定住はリスクが多い。3拠点生活ぐらいが理想
板羽さんは、家族ノマドをしたことで「自分にとって本当に必要なものがわかった」と話す。
「例えば、生活するために必要なモノは最低限でいいと気づきました。いろいろな国に行っているけど、じつは私、スーツケースも持ってないんですよ。旅先に持っていくのは少しの着替えと仕事道具ぐらい。モノなんてなくても、充実した毎日を過ごすことはできるんです。日本の自宅に帰ってくると、散らかっているわけではないのに、まるでゴミ屋敷のように感じます(笑)」。

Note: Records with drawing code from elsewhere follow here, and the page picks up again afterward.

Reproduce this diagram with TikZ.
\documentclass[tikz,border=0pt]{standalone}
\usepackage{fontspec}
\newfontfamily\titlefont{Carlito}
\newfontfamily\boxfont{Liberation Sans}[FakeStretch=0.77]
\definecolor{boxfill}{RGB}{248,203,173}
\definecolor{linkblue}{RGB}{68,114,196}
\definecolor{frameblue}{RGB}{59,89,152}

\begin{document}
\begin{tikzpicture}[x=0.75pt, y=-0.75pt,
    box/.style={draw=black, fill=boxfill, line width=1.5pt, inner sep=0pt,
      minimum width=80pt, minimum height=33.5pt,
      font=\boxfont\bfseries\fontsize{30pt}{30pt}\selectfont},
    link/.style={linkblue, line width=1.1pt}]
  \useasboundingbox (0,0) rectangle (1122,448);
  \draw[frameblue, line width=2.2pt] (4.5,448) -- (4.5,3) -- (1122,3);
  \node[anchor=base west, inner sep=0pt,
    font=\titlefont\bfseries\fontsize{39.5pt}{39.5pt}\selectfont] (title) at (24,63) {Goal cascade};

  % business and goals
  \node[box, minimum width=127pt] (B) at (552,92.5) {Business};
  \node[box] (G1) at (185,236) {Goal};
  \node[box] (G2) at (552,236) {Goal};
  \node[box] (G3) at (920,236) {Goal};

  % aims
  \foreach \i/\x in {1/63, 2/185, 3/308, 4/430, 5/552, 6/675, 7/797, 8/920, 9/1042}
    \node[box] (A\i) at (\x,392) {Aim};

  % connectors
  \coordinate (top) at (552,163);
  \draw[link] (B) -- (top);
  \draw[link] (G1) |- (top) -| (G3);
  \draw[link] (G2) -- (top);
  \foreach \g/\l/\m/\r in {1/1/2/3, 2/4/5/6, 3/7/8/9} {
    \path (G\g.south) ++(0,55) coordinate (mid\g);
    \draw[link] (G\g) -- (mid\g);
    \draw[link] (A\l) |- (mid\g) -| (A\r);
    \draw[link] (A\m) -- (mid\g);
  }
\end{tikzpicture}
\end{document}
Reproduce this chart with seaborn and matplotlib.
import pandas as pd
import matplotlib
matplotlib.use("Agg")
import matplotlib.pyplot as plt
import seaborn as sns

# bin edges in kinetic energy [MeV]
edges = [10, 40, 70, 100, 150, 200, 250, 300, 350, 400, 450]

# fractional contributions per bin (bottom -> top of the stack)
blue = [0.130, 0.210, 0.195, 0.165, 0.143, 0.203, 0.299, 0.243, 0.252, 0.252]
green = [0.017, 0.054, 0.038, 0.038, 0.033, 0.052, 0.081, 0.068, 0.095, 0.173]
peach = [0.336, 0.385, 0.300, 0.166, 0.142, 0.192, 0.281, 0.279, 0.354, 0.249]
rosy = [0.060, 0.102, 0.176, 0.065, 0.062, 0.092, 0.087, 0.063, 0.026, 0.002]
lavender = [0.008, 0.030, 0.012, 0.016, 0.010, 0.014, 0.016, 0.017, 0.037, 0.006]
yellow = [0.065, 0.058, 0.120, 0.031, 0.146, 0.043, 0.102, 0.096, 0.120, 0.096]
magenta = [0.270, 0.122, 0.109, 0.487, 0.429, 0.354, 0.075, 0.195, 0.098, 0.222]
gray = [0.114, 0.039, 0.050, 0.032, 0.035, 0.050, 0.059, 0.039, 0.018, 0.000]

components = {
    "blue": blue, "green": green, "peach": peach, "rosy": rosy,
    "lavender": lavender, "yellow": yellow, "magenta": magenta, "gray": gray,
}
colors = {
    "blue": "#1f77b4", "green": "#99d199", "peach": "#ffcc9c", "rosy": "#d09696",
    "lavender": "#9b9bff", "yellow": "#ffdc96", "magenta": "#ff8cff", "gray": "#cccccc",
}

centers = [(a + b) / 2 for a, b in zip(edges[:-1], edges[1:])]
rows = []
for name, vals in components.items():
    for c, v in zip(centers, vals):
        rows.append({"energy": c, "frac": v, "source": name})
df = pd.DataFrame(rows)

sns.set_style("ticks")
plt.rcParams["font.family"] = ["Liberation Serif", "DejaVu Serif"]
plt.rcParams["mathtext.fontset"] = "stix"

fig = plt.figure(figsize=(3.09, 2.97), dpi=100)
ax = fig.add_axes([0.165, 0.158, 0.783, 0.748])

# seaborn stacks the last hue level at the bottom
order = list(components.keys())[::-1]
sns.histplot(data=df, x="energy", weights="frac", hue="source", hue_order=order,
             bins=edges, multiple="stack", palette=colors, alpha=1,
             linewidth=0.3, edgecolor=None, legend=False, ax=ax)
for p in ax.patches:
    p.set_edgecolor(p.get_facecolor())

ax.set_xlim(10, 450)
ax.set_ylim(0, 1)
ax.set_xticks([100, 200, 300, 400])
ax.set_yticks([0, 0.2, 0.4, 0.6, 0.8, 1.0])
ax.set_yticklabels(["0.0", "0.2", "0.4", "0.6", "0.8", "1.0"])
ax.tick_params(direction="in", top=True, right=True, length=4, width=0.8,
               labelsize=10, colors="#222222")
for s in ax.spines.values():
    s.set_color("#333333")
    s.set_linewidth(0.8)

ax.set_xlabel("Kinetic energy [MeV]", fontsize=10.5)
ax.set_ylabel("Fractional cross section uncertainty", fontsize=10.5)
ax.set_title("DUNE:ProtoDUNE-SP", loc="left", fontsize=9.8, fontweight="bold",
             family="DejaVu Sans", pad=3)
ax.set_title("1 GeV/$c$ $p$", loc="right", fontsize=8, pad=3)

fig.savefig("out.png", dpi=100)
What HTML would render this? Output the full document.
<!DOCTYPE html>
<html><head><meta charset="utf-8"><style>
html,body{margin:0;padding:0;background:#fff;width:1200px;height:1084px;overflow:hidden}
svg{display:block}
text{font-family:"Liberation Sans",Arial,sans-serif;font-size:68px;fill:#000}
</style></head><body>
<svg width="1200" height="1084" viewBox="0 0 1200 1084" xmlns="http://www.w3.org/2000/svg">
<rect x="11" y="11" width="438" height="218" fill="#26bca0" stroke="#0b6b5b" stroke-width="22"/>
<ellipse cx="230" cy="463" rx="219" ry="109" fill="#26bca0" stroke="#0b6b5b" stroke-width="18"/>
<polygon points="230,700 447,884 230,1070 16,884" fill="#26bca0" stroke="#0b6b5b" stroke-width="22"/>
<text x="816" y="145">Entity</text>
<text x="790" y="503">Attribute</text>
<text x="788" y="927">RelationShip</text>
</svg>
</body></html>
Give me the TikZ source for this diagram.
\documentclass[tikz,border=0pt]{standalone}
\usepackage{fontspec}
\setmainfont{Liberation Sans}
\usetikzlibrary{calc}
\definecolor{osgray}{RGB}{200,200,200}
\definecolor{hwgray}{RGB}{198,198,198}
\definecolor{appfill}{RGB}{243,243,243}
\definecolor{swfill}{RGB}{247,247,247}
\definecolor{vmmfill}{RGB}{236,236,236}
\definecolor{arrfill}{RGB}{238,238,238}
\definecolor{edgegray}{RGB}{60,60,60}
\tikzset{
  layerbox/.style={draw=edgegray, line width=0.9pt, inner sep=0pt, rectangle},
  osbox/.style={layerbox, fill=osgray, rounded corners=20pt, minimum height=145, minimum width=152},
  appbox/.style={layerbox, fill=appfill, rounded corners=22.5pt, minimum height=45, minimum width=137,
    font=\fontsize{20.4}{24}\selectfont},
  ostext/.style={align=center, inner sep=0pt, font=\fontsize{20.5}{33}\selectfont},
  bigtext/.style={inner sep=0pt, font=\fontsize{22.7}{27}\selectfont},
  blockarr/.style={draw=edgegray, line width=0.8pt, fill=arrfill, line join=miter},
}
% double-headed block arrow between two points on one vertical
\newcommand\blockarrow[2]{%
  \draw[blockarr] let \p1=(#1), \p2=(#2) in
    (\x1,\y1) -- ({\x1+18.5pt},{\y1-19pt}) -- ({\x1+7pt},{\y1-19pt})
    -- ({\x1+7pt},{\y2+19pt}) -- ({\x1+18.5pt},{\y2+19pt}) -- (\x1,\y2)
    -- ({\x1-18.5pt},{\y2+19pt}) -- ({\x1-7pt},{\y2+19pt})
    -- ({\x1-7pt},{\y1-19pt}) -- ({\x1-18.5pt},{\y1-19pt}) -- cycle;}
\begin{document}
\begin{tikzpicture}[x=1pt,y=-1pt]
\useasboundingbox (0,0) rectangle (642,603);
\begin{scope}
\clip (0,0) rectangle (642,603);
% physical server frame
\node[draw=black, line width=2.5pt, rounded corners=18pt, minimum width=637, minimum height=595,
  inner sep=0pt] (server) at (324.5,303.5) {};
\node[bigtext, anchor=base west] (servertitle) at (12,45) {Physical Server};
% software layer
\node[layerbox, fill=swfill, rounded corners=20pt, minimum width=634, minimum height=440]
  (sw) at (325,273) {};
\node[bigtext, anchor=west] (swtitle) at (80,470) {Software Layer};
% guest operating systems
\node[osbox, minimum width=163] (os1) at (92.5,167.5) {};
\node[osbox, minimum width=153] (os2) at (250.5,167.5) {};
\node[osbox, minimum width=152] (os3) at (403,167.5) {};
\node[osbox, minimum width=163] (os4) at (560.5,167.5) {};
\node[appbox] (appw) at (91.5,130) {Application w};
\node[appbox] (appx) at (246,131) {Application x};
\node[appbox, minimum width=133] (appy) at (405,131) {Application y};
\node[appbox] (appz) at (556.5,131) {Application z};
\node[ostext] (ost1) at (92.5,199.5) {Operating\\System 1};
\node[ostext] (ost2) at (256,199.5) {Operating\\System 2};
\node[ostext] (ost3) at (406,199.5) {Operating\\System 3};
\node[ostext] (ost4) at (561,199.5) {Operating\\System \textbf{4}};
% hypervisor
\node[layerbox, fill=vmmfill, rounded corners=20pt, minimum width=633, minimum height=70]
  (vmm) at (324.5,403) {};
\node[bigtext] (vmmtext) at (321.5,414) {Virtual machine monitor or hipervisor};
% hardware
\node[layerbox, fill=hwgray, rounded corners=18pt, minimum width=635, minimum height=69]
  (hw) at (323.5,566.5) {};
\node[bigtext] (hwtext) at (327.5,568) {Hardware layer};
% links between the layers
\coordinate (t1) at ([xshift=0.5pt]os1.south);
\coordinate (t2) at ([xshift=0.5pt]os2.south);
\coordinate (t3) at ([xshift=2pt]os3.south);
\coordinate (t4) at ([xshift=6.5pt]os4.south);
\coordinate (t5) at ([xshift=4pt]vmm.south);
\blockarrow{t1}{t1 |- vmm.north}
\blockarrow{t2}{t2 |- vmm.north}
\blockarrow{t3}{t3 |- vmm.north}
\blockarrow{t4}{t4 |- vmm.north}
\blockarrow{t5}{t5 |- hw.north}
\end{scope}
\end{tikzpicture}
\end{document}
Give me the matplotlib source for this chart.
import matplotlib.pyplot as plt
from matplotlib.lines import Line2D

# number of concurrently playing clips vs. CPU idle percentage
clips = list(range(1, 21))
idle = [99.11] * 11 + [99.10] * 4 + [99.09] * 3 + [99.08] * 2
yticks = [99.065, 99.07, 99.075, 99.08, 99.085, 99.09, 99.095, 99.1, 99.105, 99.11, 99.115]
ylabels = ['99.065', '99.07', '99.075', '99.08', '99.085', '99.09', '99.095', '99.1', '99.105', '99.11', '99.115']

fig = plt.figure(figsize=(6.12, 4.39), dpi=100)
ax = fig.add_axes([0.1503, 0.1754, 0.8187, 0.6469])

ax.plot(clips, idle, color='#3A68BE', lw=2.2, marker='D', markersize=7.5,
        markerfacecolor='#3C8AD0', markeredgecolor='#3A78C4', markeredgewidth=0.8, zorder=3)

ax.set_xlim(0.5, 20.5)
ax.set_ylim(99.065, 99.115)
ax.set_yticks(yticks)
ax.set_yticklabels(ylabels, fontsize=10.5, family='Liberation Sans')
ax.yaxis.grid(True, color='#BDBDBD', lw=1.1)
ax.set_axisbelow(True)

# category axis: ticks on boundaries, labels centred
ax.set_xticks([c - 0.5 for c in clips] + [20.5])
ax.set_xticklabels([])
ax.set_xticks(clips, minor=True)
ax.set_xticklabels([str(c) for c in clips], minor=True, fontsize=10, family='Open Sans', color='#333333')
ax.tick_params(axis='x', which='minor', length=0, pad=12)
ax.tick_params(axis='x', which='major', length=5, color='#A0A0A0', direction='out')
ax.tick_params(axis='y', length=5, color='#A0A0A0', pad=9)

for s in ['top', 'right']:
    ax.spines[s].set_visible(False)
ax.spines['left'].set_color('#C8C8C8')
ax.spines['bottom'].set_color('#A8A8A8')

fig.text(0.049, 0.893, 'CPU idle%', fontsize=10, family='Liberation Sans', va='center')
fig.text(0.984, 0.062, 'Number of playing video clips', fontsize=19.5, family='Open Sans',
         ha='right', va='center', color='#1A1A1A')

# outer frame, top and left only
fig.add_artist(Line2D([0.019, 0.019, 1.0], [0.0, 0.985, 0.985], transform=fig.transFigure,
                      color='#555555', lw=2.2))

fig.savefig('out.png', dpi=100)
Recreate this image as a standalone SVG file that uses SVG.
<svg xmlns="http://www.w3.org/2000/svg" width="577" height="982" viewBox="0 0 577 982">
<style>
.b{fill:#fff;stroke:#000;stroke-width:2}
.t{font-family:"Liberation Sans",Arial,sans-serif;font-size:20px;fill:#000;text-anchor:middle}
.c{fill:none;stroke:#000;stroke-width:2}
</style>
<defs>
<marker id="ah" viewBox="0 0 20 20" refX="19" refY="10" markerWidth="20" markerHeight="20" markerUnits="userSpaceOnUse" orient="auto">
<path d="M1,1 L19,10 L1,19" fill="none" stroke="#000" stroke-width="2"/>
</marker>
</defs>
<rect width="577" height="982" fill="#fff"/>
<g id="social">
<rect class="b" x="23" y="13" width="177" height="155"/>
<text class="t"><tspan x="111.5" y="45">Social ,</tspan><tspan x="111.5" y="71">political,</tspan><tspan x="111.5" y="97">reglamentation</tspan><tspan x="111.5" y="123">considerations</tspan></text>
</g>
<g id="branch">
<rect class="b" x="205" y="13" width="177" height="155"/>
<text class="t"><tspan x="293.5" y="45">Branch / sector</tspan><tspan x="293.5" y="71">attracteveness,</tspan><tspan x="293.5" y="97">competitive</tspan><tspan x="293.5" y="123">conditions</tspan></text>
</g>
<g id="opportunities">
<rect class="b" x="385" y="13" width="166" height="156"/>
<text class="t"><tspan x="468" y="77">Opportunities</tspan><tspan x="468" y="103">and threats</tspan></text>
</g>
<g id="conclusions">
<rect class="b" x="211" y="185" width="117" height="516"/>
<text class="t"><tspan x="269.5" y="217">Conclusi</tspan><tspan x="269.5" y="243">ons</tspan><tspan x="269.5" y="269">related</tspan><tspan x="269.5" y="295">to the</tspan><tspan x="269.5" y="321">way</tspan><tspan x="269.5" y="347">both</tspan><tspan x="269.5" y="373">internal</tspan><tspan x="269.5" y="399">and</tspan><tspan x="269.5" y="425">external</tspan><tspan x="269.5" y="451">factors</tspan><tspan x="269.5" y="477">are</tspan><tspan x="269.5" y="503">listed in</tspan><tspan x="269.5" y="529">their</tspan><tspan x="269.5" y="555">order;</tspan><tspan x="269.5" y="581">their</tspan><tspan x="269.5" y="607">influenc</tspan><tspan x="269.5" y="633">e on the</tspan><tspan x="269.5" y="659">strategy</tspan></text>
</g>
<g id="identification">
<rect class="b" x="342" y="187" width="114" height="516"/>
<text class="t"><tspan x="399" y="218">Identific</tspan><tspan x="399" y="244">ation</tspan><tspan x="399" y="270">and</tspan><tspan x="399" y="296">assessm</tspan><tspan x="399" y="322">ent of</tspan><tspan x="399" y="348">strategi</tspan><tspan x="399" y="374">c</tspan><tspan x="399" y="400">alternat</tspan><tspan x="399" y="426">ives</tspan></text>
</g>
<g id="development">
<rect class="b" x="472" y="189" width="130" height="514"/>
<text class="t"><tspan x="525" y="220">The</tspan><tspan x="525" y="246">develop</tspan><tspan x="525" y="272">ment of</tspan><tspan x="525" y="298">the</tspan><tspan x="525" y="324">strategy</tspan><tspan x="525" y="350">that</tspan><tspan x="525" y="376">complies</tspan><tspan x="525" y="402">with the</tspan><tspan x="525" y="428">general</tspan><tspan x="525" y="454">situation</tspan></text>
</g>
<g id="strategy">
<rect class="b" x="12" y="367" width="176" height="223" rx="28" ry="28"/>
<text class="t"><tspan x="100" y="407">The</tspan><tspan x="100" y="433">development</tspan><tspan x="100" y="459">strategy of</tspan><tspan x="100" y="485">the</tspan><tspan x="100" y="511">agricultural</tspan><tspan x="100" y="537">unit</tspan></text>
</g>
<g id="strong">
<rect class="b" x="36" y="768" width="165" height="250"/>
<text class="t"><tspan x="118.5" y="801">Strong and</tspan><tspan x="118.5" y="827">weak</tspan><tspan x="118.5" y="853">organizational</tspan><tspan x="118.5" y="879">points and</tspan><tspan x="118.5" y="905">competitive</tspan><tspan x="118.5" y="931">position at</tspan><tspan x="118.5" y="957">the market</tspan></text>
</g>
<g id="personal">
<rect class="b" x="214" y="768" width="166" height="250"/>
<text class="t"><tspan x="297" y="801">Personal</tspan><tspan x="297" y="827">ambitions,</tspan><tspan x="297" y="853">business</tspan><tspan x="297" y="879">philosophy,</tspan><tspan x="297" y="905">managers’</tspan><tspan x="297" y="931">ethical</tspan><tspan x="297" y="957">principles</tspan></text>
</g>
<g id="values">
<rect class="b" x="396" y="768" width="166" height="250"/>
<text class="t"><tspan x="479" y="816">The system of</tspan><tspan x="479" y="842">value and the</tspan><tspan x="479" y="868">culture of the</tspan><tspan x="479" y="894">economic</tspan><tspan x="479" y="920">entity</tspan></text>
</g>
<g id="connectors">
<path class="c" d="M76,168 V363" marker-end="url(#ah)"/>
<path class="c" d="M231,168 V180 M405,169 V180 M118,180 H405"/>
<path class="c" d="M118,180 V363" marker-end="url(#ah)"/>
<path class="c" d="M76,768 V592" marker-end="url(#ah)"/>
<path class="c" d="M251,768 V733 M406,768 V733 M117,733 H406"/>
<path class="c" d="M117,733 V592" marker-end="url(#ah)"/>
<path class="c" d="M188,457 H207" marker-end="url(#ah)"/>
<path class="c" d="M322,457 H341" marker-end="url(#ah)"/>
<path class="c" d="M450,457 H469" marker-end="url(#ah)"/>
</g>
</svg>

ビジネスの悩みも家族ノマドが解決してくれた。独立した当初は、会社を大きくするべきか、スモールビジネスでやっていくべきか、悩んでいた時期があったという。起業仲間が事業を拡大するのを見て焦りを感じたこともある。
しかし、板羽さんは結局、スモールビジネスを選択するのだ。
「ニセコでは週末の夜に、1週間撮りためた家族写真をスライドショーで見る時間を作っていました。写真をみんなで見ているだけで、大笑いできて本当に幸せだった。この瞬間が自分にとって一番大切だと再確認できました。事業を拡大すると、その時間を保つのが難しくなります。だったら自分はスモールビジネスでやっていこうと。そう気づけたのも、家族ノマドのおかげです」。
もっとも、現在は子供が学校の部活や友だちとの予定で忙しくなり、「家族ノマドは一旦中止にしているんです」と言う。それでも、板羽さん自身のノマド生活はまだまだ終わらない。
「ひとつの場所に住み続けることには、何かあったときにすぐ逃げられないリスクがあります。日本を離れても、どこでもすぐに暮らせる態勢があれば安心じゃないですか。海外じゃなくても、夏は札幌、冬は沖縄、ほかの時期は福岡とか。私には2拠点、3拠点生活ぐらいがちょうどいい。その都度、快適な環境で働けたら楽しいですよね」。
ノマドワーカーとしてノーリスクで生きる。板羽さんは、どこまでもリスクヘッジを考える堅実な男性だった。